Ah, yes, I can hear the questions and comments now … “From where are you obtaining your data and is it truly generalizable to the population of Applied Statistics Professors?” / “But correlation does not mean causality!” /”How do we know a professor is even great??? Test scores?”
Yes, understanding what constitutes a great professor is challenging. Understanding what makes a great applied statistics professor is even more challenging, as there are so many ways to be great (and so many obstacles that fight against even the greatest of professors.) Even if we identify all of the great traits, it doesn’t mean that simply by adopting them we will then become great ourselves. (Though it’s a pretty good guess that it certainly won’t hurt.) Yet, even though there are real challenges in understanding what constitutes a great professor, it is a task worth attempting.
I recall sitting in a graduate level statistics class. Truth be told, the class was a bit below my skill set. My classmates wondered why I even took this class. I took the class because I heard this particular professor (from outside my department) was one of the best statistics professors students ever had. I sat in the class, not taking lectures on the course material, but on his teaching. He was, indeed, poetry in motion. He was able to provide the pure fundamentals at a level that enabled anyone who put forth enough effort to master the material.

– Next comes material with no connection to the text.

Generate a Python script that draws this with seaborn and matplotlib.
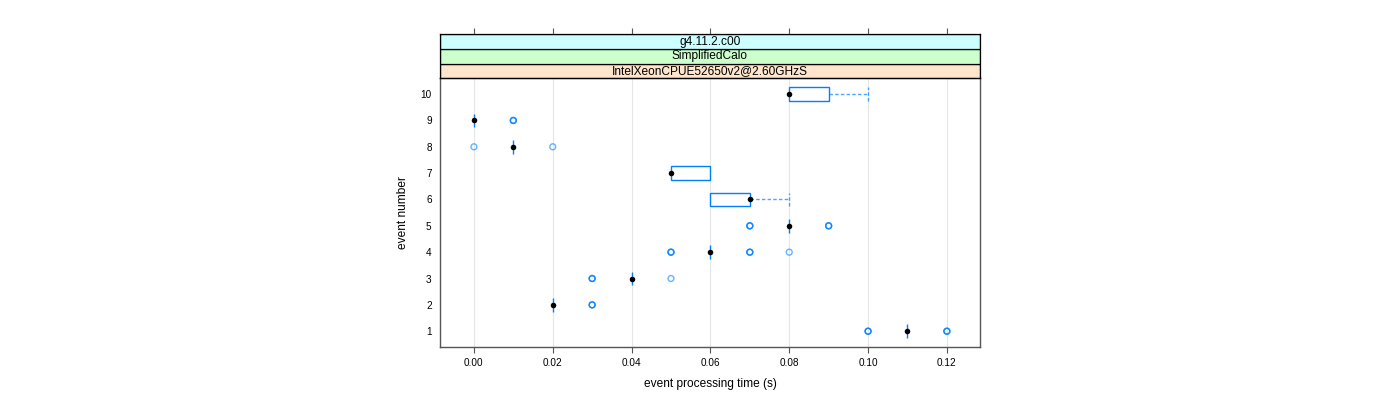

Yet, even the most skilled student was never bored in his class, as he would pose questions that had both a surface response and a deeper response. We couldn’t help ourselves but to learn more information in that class. However, as many notes as I took that semester on his teaching, I don’t believe I was ever able to understand what he was exactly doing that made all students learn so much in his classes. That is, I never understood until I started reading about research on the best professors.
Over the course of the next couple of weeks, I am going to review some of the key findings others who have researched this topic have found, as we await a book that I suspect will be worth the money to purchase for us all, The Psychology of Teaching: An empirically based guide to picking, choosing, and using pedagogy, edited by Beth Schwartz and Regan Gurung.
In the mean time, I encourage all sages to think … what makes a great Applied Statistics Professor? I also encourage our ever increasing readership … think about the quality of your teaching? Is there room for improvement? Where are your strengths; where are you weaknesses; what are your goals? What would you like to learn to improve your craft?